▸ SHORT PROBLEM
Leave out the pictures and set down exactly the lines from the start of the listing through the one with "from matplotlib.ticker import MultipleLocator", both included.

......

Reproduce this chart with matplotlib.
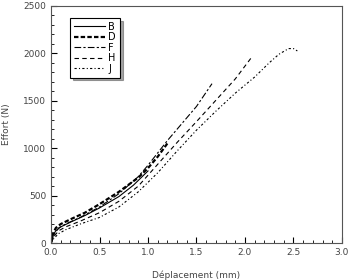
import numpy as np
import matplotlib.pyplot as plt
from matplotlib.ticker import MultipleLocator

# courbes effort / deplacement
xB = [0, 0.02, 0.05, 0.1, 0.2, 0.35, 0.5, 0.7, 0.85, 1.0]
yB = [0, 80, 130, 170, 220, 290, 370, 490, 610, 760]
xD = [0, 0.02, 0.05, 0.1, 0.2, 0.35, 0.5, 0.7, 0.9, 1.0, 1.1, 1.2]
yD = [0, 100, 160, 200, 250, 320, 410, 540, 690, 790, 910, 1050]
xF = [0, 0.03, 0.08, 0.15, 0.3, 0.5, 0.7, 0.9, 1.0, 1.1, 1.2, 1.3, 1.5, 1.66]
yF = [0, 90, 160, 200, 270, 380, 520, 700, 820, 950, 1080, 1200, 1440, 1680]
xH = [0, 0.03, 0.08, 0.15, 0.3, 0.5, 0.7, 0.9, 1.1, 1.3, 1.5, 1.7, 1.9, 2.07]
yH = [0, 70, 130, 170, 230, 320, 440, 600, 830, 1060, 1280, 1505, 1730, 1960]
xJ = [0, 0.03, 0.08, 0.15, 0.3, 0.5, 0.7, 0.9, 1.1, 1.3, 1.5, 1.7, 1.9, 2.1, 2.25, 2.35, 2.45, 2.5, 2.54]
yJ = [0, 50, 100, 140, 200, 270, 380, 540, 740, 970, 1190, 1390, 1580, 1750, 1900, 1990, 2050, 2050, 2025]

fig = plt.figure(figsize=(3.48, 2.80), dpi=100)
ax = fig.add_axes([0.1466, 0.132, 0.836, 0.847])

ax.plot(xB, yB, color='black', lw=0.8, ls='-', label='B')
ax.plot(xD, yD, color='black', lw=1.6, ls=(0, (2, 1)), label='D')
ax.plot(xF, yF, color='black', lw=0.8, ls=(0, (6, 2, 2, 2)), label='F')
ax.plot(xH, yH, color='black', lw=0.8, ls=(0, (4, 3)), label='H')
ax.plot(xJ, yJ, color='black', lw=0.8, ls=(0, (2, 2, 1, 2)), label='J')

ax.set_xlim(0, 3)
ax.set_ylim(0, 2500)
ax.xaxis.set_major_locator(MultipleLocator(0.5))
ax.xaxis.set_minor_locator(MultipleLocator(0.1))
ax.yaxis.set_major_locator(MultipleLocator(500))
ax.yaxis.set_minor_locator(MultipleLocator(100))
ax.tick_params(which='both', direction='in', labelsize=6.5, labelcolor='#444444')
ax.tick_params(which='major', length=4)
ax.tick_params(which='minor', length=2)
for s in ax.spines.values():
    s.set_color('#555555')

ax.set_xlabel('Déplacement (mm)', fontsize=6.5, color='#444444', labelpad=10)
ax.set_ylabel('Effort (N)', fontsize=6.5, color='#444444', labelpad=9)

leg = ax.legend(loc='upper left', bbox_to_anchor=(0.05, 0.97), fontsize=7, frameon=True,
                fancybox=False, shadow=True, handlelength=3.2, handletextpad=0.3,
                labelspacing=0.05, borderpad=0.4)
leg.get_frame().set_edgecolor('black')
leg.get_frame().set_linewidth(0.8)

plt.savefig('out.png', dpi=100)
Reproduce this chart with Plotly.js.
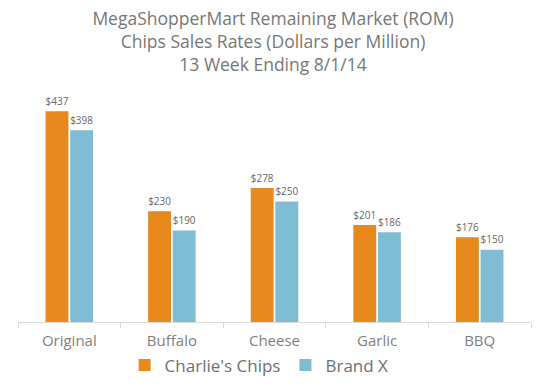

......

▸ EXPECTED ANSWER
Reproduce this chart with matplotlib.
import numpy as np
import matplotlib.pyplot as plt
from matplotlib.ticker import MultipleLocator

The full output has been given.